Volatility Continues On Asian Markets After US Fall, As Investors Digest Chinese Rate Cuts
There was renewed volatility on Asian markets in morning trading on Wednesday, as investors digested China’s announcement of a cut in interest rates and the bank reserve requirement ratio, which failed to prevent a fall on the Dow Jones Industrial Average in New York on Tuesday.
In Tokyo, the Nikkei Index opened down 0.2 per cent, after Tuesday’s fall of more than 3.9 percent. However it later rebounded, finishing the morning 0.5 percent up, and rising again in early afternoon trading - by 1 p.m. local time (12 a.m. EDT) it was up 1.3 percent, though continuing fluctuations suggested that jitters remained.
In China, the response to Tuesday's rate cuts was a mixed one. The main Shanghai Composite Index at one point fell sharply, before regaining ground to finish the morning session up 0.8 percent at 2988. The secondary index in Shenzhen, however, closed down 0.2 percent after a morning of volatility, and the Nasdaq-like ChiNext Index lost 1.3 percent of its value. All three Chinese indices fell by more than seven percent on Tuesday.
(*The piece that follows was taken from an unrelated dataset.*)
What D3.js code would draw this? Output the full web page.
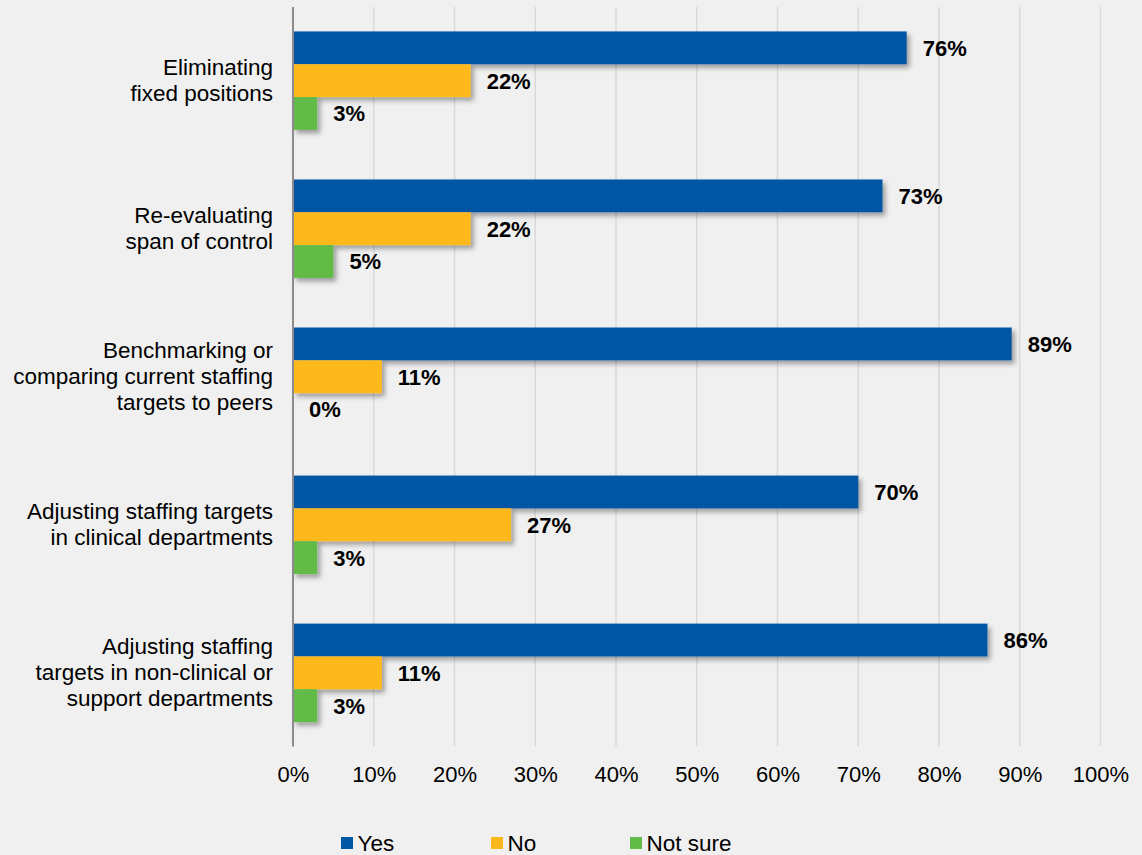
<!DOCTYPE html>
<html>
<head>
<meta charset="utf-8">
<script src="https://cdn.jsdelivr.net/npm/d3@7"></script>
<style>
  html, body { margin: 0; padding: 0; background: #f0f0f0; }
  svg { display: block; font-family: "Liberation Sans", Arial, sans-serif; }
</style>
</head>
<body>
<svg id="chart" width="1142" height="855"></svg>
<script>
// Survey categories (each label split into its display lines)
const categories = [
  ["Eliminating", "fixed positions"],
  ["Re-evaluating", "span of control"],
  ["Benchmarking or", "comparing current staffing", "targets to peers"],
  ["Adjusting staffing targets", "in clinical departments"],
  ["Adjusting staffing", "targets in non-clinical or", "support departments"]
];
const seriesNames = ["Yes", "No", "Not sure"];
const yesValues = [76, 73, 89, 70, 86];
const noValues = [22, 22, 11, 27, 11];
const notSureValues = [3, 5, 0, 3, 3];
const seriesColors = ["#0057a3", "#fdb81b", "#63bb47"];
const tickValues = [0, 10, 20, 30, 40, 50, 60, 70, 80, 90, 100];

const seriesValues = [yesValues, noValues, notSureValues];
const catKeys = categories.map(c => c.join(" "));

const svg = d3.select("#chart");
const W = 1142, H = 855;
svg.append("rect").attr("width", W).attr("height", H).attr("fill", "#f0f0f0");

const plot = { left: 293, right: 1100.5, top: 7, bottom: 746.5 };

const x = d3.scaleLinear().domain([0, 100]).range([plot.left, plot.right]);
const y0 = d3.scaleBand().domain(catKeys).range([plot.top, plot.bottom])
  .paddingInner(0.335).paddingOuter(0.165);
const y1 = d3.scaleBand().domain(seriesNames).range([0, y0.bandwidth()]);
const color = d3.scaleOrdinal().domain(seriesNames).range(seriesColors);

// soft drop shadow under the bars
const defs = svg.append("defs");
const f = defs.append("filter").attr("id", "shadow")
  .attr("x", "-10%").attr("y", "-30%").attr("width", "130%").attr("height", "180%");
f.append("feDropShadow").attr("dx", 3).attr("dy", 3.5).attr("stdDeviation", 2.5)
  .attr("flood-color", "#000").attr("flood-opacity", 0.35);

// vertical gridlines
svg.append("g").selectAll("line")
  .data(tickValues.filter(t => t > 0))
  .join("line")
  .attr("x1", d => x(d)).attr("x2", d => x(d))
  .attr("y1", plot.top).attr("y2", plot.bottom)
  .attr("stroke", "#d9d9d9").attr("stroke-width", 1.5);

// x-axis tick labels
const xAxis = d3.axisBottom(x).tickValues(tickValues).tickSize(0).tickPadding(0)
  .tickFormat(d => d + "%");
const xg = svg.append("g").attr("transform", `translate(0,${plot.bottom})`).call(xAxis);
xg.select(".domain").remove();
xg.selectAll("text")
  .attr("y", 0).attr("dy", null)
  .attr("transform", "translate(0,35.5)")
  .attr("font-size", "22px").attr("fill", "#000")
  .attr("font-family", "'Liberation Sans', Arial, sans-serif");

// bars
const rows = [];
catKeys.forEach((c, i) => {
  seriesNames.forEach((s, j) => rows.push({ cat: c, series: s, value: seriesValues[j][i] }));
});

const bars = svg.append("g").attr("filter", "url(#shadow)");
bars.selectAll("rect")
  .data(rows.filter(d => d.value > 0))
  .join("rect")
  .attr("x", x(0))
  .attr("y", d => y0(d.cat) + y1(d.series))
  .attr("width", d => x(d.value) - x(0))
  .attr("height", y1.bandwidth())
  .attr("fill", d => color(d.series));

// value labels
svg.append("g").selectAll("text")
  .data(rows)
  .join("text")
  .attr("x", d => x(d.value) + 16)
  .attr("y", d => y0(d.cat) + y1(d.series) + y1.bandwidth() / 2)
  .attr("dy", "0.36em")
  .attr("font-size", "22px").attr("font-weight", "bold").attr("fill", "#000")
  .text(d => d.value + "%");

// y axis line
svg.append("line")
  .attr("x1", x(0)).attr("x2", x(0))
  .attr("y1", plot.top).attr("y2", plot.bottom)
  .attr("stroke", "#8c8c8c").attr("stroke-width", 2);

// category labels
const lineH = 26;
const catG = svg.append("g");
categories.forEach((lines, i) => {
  const cy = y0(catKeys[i]) + y0.bandwidth() / 2;
  const t = catG.append("text")
    .attr("text-anchor", "end")
    .attr("font-size", "22.5px").attr("fill", "#000");
  lines.forEach((ln, k) => {
    t.append("tspan")
      .attr("x", 273)
      .attr("y", cy + (k - (lines.length - 1) / 2) * lineH + 7.5)
      .text(ln);
  });
});

// legend
const legendX = [341, 491, 630];
const lg = svg.append("g");
seriesNames.forEach((s, i) => {
  lg.append("rect").attr("x", legendX[i]).attr("y", 837)
    .attr("width", 12).attr("height", 12).attr("fill", color(s));
  lg.append("text").attr("x", legendX[i] + 16.5).attr("y", 850.5)
    .attr("font-size", "22.5px").attr("fill", "#000").text(s);
});
</script>
</body>
</html>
Hong Kong’s Hang Seng Index, which had risen in late trading on Tuesday, opened lower, before recovering to finish the morning just over 0.2 percent higher.
Australia’s ASX200 Index, which rose more than 2 percent on Tuesday, also opened down, losing 1 percent in early trading, as traders digested the impact of the U.S. falls, before recovering slightly to close 0.4 percent lower. Prime Minister Tony Abbot, however, was quoted by local media as saying that market turmoil was simply a correction following “over-exuberance” during the boom of the Chinese stock market earlier this year, and there was no reason for Australians to lose confidence in their nation’s economic future.
Analysts generally welcomed Tuesday’s announcement by the People’s Bank of China to cut interest rates by a quarter of a percentage point, and to cut the bank reserve requirement ratio by half a percentage point in order to enable banks to lend more money. However, many analysts, including from Goldman Sachs, suggested that this would not be sufficient in itself to reverse the slowdown in China’s economy, which has affected global investor sentiment. Researchers at ANZ Bank predicted a further cut in the reserve requirement ratio in the final quarter of the year, and said China also needed to undertake "more financial liberalization."
Chinese state media meanwhile sought to reassure global opinion, saying that neither the slowdown nor the falls on the Chinese market -- which lost more than 20 percent of its value over the previous three trading days -- were cause for panic. The official Global Times newspaper sought to calm readers by emphasizing that “the Chinese stock market and the economy are not closely related." However, it did acknowledge that amidst the market uncertainty, "ordinary [Chinese] investors will be better off being spectators."